Experimental study on CO2 capture by KOH-activated pistachio shell char and its composites using chemisorption approach

In the present article, the waste pistachio shell is utilized as precursor material to synthesize activated carbon and composites for CO₂ capture on account of its high carbon and low ash content. A two-step optimization strategy for the production of activated carbon is employed to ensure the optimum findings. The synthesization of pistachio shell-derived activated carbon (PSAC) includes carbonization at 500–700°C temperature followed by a KOH activation with varying fraction ratios of biochar: KOH in the range of 1:2–1:6 at 850°C under the inert environment.

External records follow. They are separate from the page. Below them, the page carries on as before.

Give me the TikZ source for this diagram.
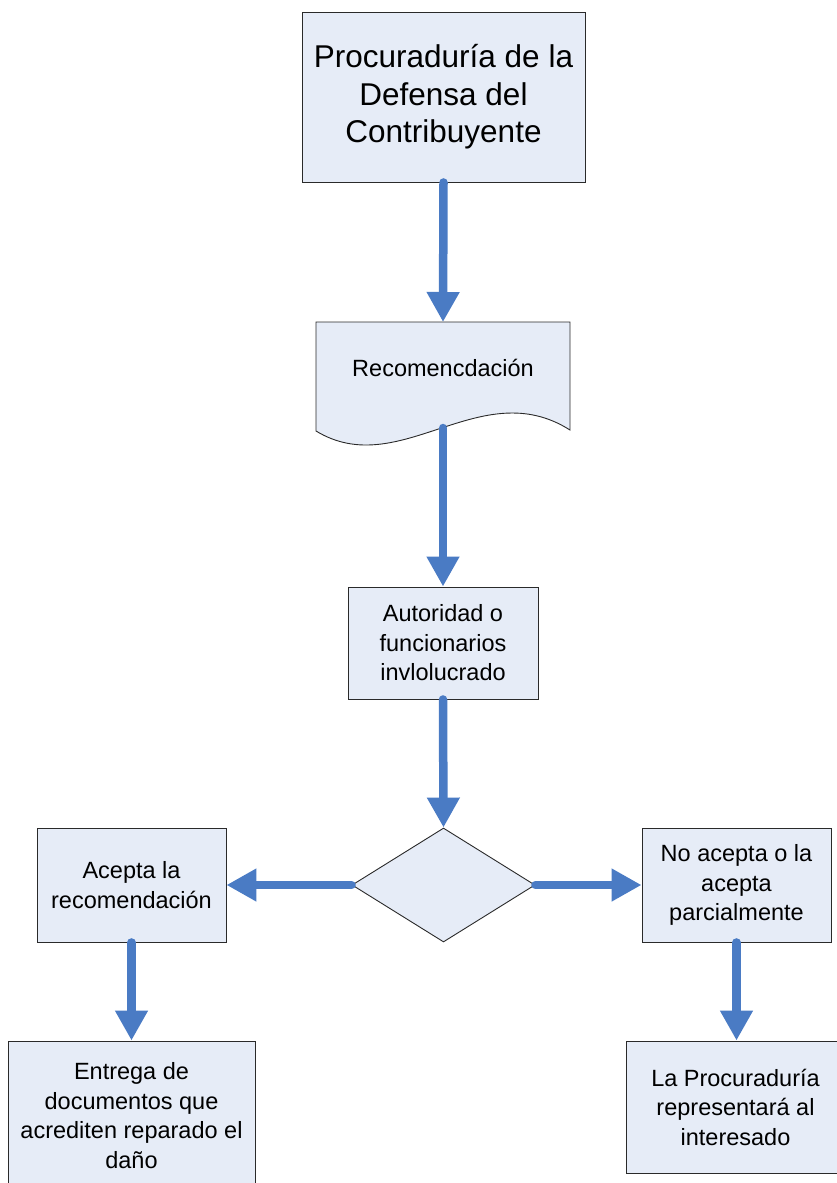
\documentclass[tikz,border=0pt]{standalone}
\usepackage{fontspec}
\setmainfont{Liberation Sans}
\usetikzlibrary{arrows.meta,shapes.geometric}
\definecolor{boxfill}{HTML}{E6ECF7}
\definecolor{flowblue}{HTML}{4A7BC4}
\definecolor{edge}{HTML}{2A2A2A}
\tikzset{
  procbox/.style={draw=edge, line width=0.9pt, fill=boxfill, rectangle,
    align=center, inner sep=0pt, font=\fontsize{23.5}{29.5}\selectfont},
  decision/.style={draw=edge, line width=0.9pt, fill=boxfill, diamond,
    inner sep=0pt},
  flow/.style={draw=flowblue, line width=8.5pt, line cap=round,
    -{Triangle[width=31pt,length=30pt]}, flowblue}
}
\begin{document}
\begin{tikzpicture}[x=1pt,y=-1pt]
\useasboundingbox (0,0) rectangle (837,1183);
\clip (0,0) rectangle (837,1183);

% top office
\node[procbox, minimum width=283pt, minimum height=170pt,
      font=\fontsize{31.5}{37.5}\selectfont] (top) at (443.5,97)
  {Procuraduría de la\\Defensa del\\Contribuyente};

% document shape with a wavy lower edge
\path[draw=edge, line width=0.9pt, fill=boxfill]
  (316,322) -- (570,322) -- (570,430)
  .. controls (480,373) and (400,482) .. (316,431) -- cycle;
\coordinate (recTop) at (443,322);
\coordinate (recBot) at (443,428);
\node[font=\fontsize{23.5}{29.5}\selectfont] (rec) at (443,368) {Recomencdación};

% authority
\node[procbox, minimum width=190pt, minimum height=112pt] (auth) at (443,643)
  {Autoridad o\\funcionarios\\invlolucrado};

% decision
\node[decision, minimum width=183pt, minimum height=114pt, aspect=1.6] (dec) at (443.5,885) {};

% outcomes
\node[procbox, minimum width=189pt, minimum height=114pt] (acc) at (131.5,885)
  {Acepta la\\recomendación};
\node[procbox, minimum width=189pt, minimum height=114pt] (rej) at (736.5,885)
  {No acepta o la\\acepta\\parcialmente};

\node[procbox, minimum width=247pt, minimum height=149pt] (docs) at (131.5,1115.5)
  {Entrega de\\documentos que\\acrediten reparado el\\daño};
\node[procbox, minimum width=219pt, minimum height=132pt] (rep) at (735.5,1107)
  {La Procuraduría\\representará al\\interesado};

% connectors
\draw[flow] (top.south) -- (recTop);
\draw[flow] (recBot) -- (auth.north);
\draw[flow] (auth.south) -- (dec.north);
\draw[flow] (dec.west) -- (acc.east);
\draw[flow] (dec.east) -- (rej.west);
\draw[flow] (acc.south) -- (docs.north -| acc.south);
\draw[flow] (rej.south) -- (rep.north -| rej.south);
\end{tikzpicture}
\end{document}
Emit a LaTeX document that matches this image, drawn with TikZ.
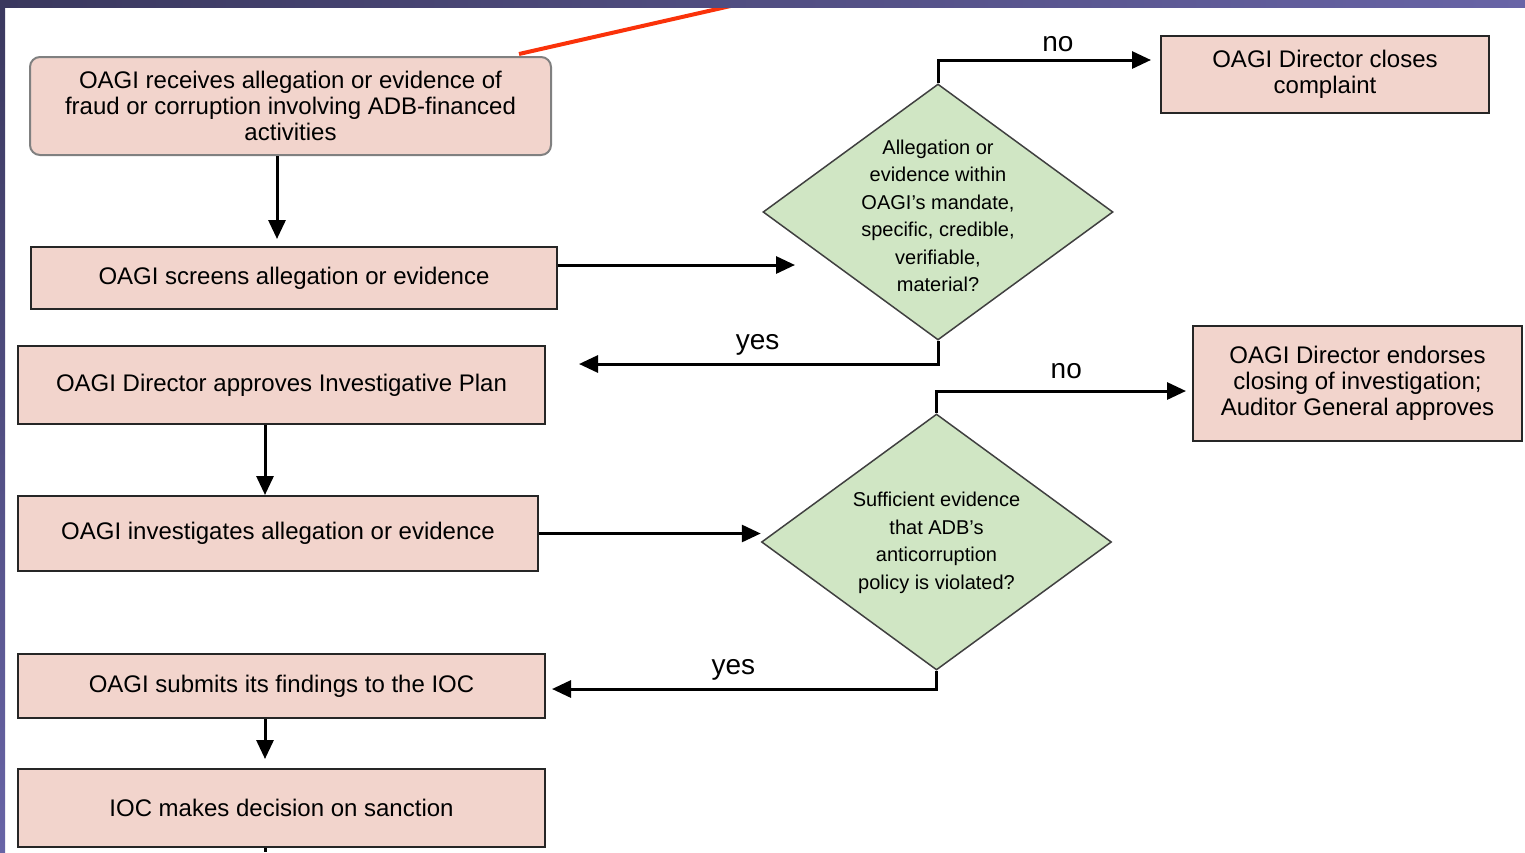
\documentclass[tikz,border=0pt]{standalone}
\usepackage{fontspec}
\setmainfont{Liberation Sans}
\usetikzlibrary{shapes.geometric, arrows.meta}

\begin{document}
\begin{tikzpicture}[x=1pt, y=-1pt]
	\definecolor{boxpink}{RGB}{242,212,204}
	\definecolor{qgreen}{RGB}{208,230,196}
	\definecolor{banddark}{RGB}{58,56,94}
	\definecolor{bandlight}{RGB}{104,100,166}
	\definecolor{redline}{RGB}{250,50,10}
	\tikzstyle{box} = [rectangle, draw=black!85, line width=2pt, fill=boxpink, inner sep=0pt, align=center, font=\fontsize{24}{26}\selectfont]
	\tikzstyle{decision} = [diamond, draw=black!75, line width=1.5pt, fill=qgreen, inner sep=0pt, minimum width=350pt, minimum height=256pt]
	\tikzstyle{qtext} = [align=center, font=\fontsize{20}{27.5}\selectfont]
	\tikzstyle{arr} = [line width=3pt, -{Triangle[length=19pt, width=17pt]}]
	\tikzstyle{lbl} = [font=\fontsize{28}{30}\selectfont, anchor=base]
	\useasboundingbox (0,0) rectangle (1525,852);
	\node[box, rounded corners=10pt, draw=black!50, minimum width=521pt, minimum height=98pt] (recv) at (290.5,106) {OAGI receives allegation or evidence of\\fraud or corruption involving ADB-financed\\activities};
	\node[box, minimum width=526pt, minimum height=62pt] (screen) at (294,278) {OAGI screens allegation or evidence};
	\node[box, minimum width=527pt, minimum height=78pt] (plan) at (281.5,385) {OAGI Director approves Investigative Plan};
	\node[box, minimum width=520pt, minimum height=75pt] (invest) at (278,533.5) {OAGI investigates allegation or evidence};
	\node[box, minimum width=527pt, minimum height=64pt] (submit) at (281.5,686) {OAGI submits its findings to the IOC};
	\node[box, minimum width=527pt, minimum height=78pt] (sanction) at (281.5,808) {IOC makes decision on sanction};
	\node[box, minimum width=328pt, minimum height=77pt] (closes) at (1325,74.5) {OAGI Director closes\\complaint};
	\node[box, minimum width=329pt, minimum height=115pt] (endorse) at (1357.5,383.5) {OAGI Director endorses\\closing of investigation;\\Auditor General approves};
	\node[decision, label={[qtext, name=d1text, yshift=-4pt]center:{Allegation or\\evidence within\\OAGI's mandate,\\specific, credible,\\verifiable,\\material?}}] (d1) at (938,212) {};
	\node[decision, label={[qtext, name=d2text, yshift=-1pt]center:{Sufficient evidence\\that ADB's\\anticorruption\\policy is violated?}}] (d2) at (936.5,542) {};
	\coordinate (d1in) at (795,265);
	\coordinate (exit) at (265,852);
	\coordinate (redend) at (757,0);
	\draw[arr, shorten >=7pt] ([xshift=-13.5pt]recv.south) -- ([xshift=-13.5pt]recv.south |- screen.north);
	\draw[arr] (screen.east |- d1in) -- (d1in);
	\draw[arr, shorten >=9pt] (d1.north) |- ([yshift=14.5pt]closes.west) node[lbl, pos=0.77, yshift=9pt] {no};
	\draw[arr, shorten >=33pt] (d1.south) |- ([yshift=21pt]plan.east) node[lbl, pos=0.73, yshift=15pt] {yes};
	\draw[arr] ([xshift=-16.5pt]plan.south) -- ([xshift=-16.5pt]plan.south |- invest.north);
	\draw[arr] (invest.east) -- (invest.east -| d2.west);
	\draw[arr, shorten >=6pt] (d2.north) |- ([yshift=-7.5pt]endorse.west) node[lbl, pos=0.754, yshift=13pt] {no};
	\draw[arr, shorten >=6pt] (d2.south) |- ([yshift=-3pt]submit.east) node[lbl, pos=0.76, yshift=15pt] {yes};
	\draw[arr, shorten >=9pt] ([xshift=-16.5pt]submit.south) -- ([xshift=-16.5pt]submit.south |- sanction.north);
	\draw[line width=3pt] ([xshift=-16.5pt]sanction.south) -- (exit);
	\draw[redline, line width=4pt] ([xshift=-33pt, yshift=2pt]recv.north east) -- (redend);
	\shade[left color=banddark, right color=bandlight] (0,0) rectangle (1525,7);
	\shade[top color=banddark, bottom color=bandlight] (0,0) rectangle (5,852);
\end{tikzpicture}
\end{document}
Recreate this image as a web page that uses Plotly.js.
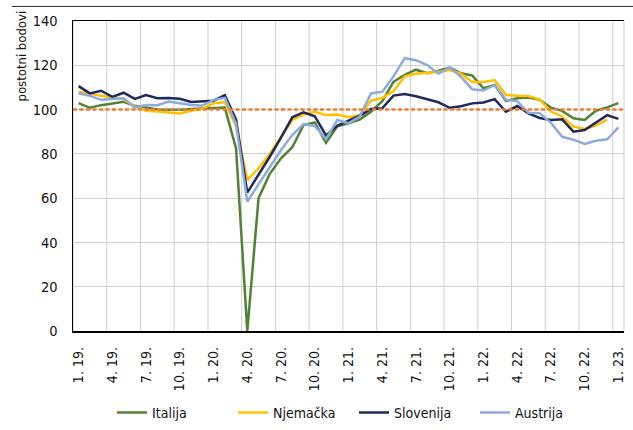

The optimized carbonized product is found to be at 562.5°C based on the biochar throughput and percentage stable carbon content, considering the effect of moisture content, the molecular mass of carbon and hydrogen, and the H/C ratio in their expressions. Six different composites are also synthesized by varying the fractions of expanded graphite and polyvinyl alcohol. The maximum specific surface area for PSAC is found to be 703 m²/g with micro- and meso-pores, and the greatest CO₂ capture capacity through chemisorption alone reaches 0.858 mmol/g at 1 bar. However, adding ingredients to activated carbon to form composites reduces the specific surface area, leading to lower CO₂ capture capacity due to partial occupation of adsorption sites. A comparative analysis demonstrates that the proposed biomass-derived carbon exhibits superior potential for CO₂ capture, outperforming many sorbents reported in the literature. Additionally, a brief economic analysis is performed on the newly synthesized activated carbon and composite, highlighting their potential for cost-effective CO₂ capture applications.